Set down each line of the material that follows, exactly, with no pictures.

▸ **Source data**:
------

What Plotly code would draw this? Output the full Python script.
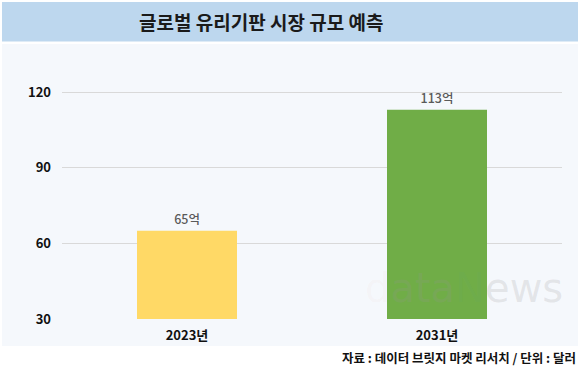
import plotly.graph_objects as go

categories = ["2023년", "2031년"]
values = [65, 113]
labels = ["65억", "113억"]
colors = ["#FFD966", "#70AD47"]
yticks = [30, 60, 90, 120]

FONT = "Noto Sans CJK KR"

fig = go.Figure()
fig.add_trace(go.Bar(
    x=categories, y=values, marker=dict(color=colors, line=dict(width=0)),
    width=0.4, text=labels, textposition="outside", cliponaxis=False,
    textfont=dict(family=FONT, size=12.5, color="#5A5A5A", weight=500),
    hoverinfo="skip",
))

fig.update_layout(
    width=580, height=370,
    margin=dict(l=62, r=18, t=67, b=51),
    paper_bgcolor="white",
    plot_bgcolor="rgba(0,0,0,0)",
    showlegend=False,
    bargap=0.6,
    xaxis=dict(
        range=[-0.5, 1.5], showgrid=False, showline=False, zeroline=False,
        tickfont=dict(family=FONT, size=13, color="#111111", weight="bold"),
        ticks="", ticklen=0, ticklabelstandoff=7,
    ),
    yaxis=dict(
        range=[30, 130], tickvals=yticks, showgrid=True, gridcolor="#D9D9D9",
        gridwidth=1, zeroline=False, showline=False, ticks="",
        tickfont=dict(family=FONT, size=13, color="#111111", weight="bold"),
        ticklabelstandoff=10,
    ),
    shapes=[
        dict(type="rect", xref="paper", yref="paper", x0=-0.12, x1=1.032,
             y0=-0.107, y1=1.091, fillcolor="#F5F8FC", line=dict(width=0), layer="below"),
        dict(type="rect", xref="paper", yref="paper", x0=-0.12, x1=1.032,
             y0=1.101, y1=1.258, fillcolor="#BDD7EE", line=dict(width=0), layer="below"),
    ],
    annotations=[
        dict(text="글로벌 유리기판 시장 규모 예측", xref="paper", yref="paper",
             x=(261 - 62) / 500, y=(319 - 22) / 252, xanchor="center", yanchor="middle",
             showarrow=False, font=dict(family=FONT, size=19, color="#1A1A1A", weight="bold")),
        dict(text="자료 : 데이터 브릿지 마켓 리서치 / 단위 : 달러", xref="paper", yref="paper",
             x=(578 - 62) / 500, y=(319 - 357) / 252, xanchor="right", yanchor="middle",
             showarrow=False, font=dict(family=FONT, size=12.5, color="#111111", weight="bold")),
        dict(text="<span style='color:rgba(235,120,120,0.22)'>d</span>ata"
                  "<span style='color:rgba(60,170,220,0.22)'>N</span>ews",
             xref="paper", yref="paper",
             x=(464 - 62) / 500, y=(319 - 288) / 252, xanchor="center", yanchor="middle",
             showarrow=False, font=dict(family="DejaVu Sans", size=40, color="rgba(150,150,150,0.2)")),
    ],
)

fig.write_html(
    "out.html",
    config={"displayModeBar": False},
    post_script="document.body.style.margin='0';document.body.style.padding='0';"
                "document.body.style.overflow='hidden';",
)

------

▸ **Result of the exercise**:
What Plotly code would draw this? Output the full Python script.
import plotly.graph_objects as go

categories = ["2023년", "2031년"]
values = [65, 113]
labels = ["65억", "113억"]
colors = ["#FFD966", "#70AD47"]
yticks = [30, 60, 90, 120]

FONT = "Noto Sans CJK KR"

fig = go.Figure()
fig.add_trace(go.Bar(
    x=categories, y=values, marker=dict(color=colors, line=dict(width=0)),
    width=0.4, text=labels, textposition="outside", cliponaxis=False,
    textfont=dict(family=FONT, size=12.5, color="#5A5A5A", weight=500),
    hoverinfo="skip",
))

fig.update_layout(
    width=580, height=370,
    margin=dict(l=62, r=18, t=67, b=51),
    paper_bgcolor="white",
    plot_bgcolor="rgba(0,0,0,0)",
    showlegend=False,
    bargap=0.6,
    xaxis=dict(
        range=[-0.5, 1.5], showgrid=False, showline=False, zeroline=False,
        tickfont=dict(family=FONT, size=13, color="#111111", weight="bold"),
        ticks="", ticklen=0, ticklabelstandoff=7,
    ),
    yaxis=dict(
        range=[30, 130], tickvals=yticks, showgrid=True, gridcolor="#D9D9D9",
        gridwidth=1, zeroline=False, showline=False, ticks="",
        tickfont=dict(family=FONT, size=13, color="#111111", weight="bold"),
        ticklabelstandoff=10,
    ),
    shapes=[
        dict(type="rect", xref="paper", yref="paper", x0=-0.12, x1=1.032,
             y0=-0.107, y1=1.091, fillcolor="#F5F8FC", line=dict(width=0), layer="below"),
        dict(type="rect", xref="paper", yref="paper", x0=-0.12, x1=1.032,
             y0=1.101, y1=1.258, fillcolor="#BDD7EE", line=dict(width=0), layer="below"),
    ],
    annotations=[
        dict(text="글로벌 유리기판 시장 규모 예측", xref="paper", yref="paper",
             x=(261 - 62) / 500, y=(319 - 22) / 252, xanchor="center", yanchor="middle",
             showarrow=False, font=dict(family=FONT, size=19, color="#1A1A1A", weight="bold")),
        dict(text="자료 : 데이터 브릿지 마켓 리서치 / 단위 : 달러", xref="paper", yref="paper",
             x=(578 - 62) / 500, y=(319 - 357) / 252, xanchor="right", yanchor="middle",
             showarrow=False, font=dict(family=FONT, size=12.5, color="#111111", weight="bold")),
        dict(text="<span style='color:rgba(235,120,120,0.22)'>d</span>ata"
                  "<span style='color:rgba(60,170,220,0.22)'>N</span>ews",
             xref="paper", yref="paper",
             x=(464 - 62) / 500, y=(319 - 288) / 252, xanchor="center", yanchor="middle",
             showarrow=False, font=dict(family="DejaVu Sans", size=40, color="rgba(150,150,150,0.2)")),
    ],
)

fig.write_html(
    "out.html",
    config={"displayModeBar": False},
    post_script="document.body.style.margin='0';document.body.style.padding='0';"
                "document.body.style.overflow='hidden';",
)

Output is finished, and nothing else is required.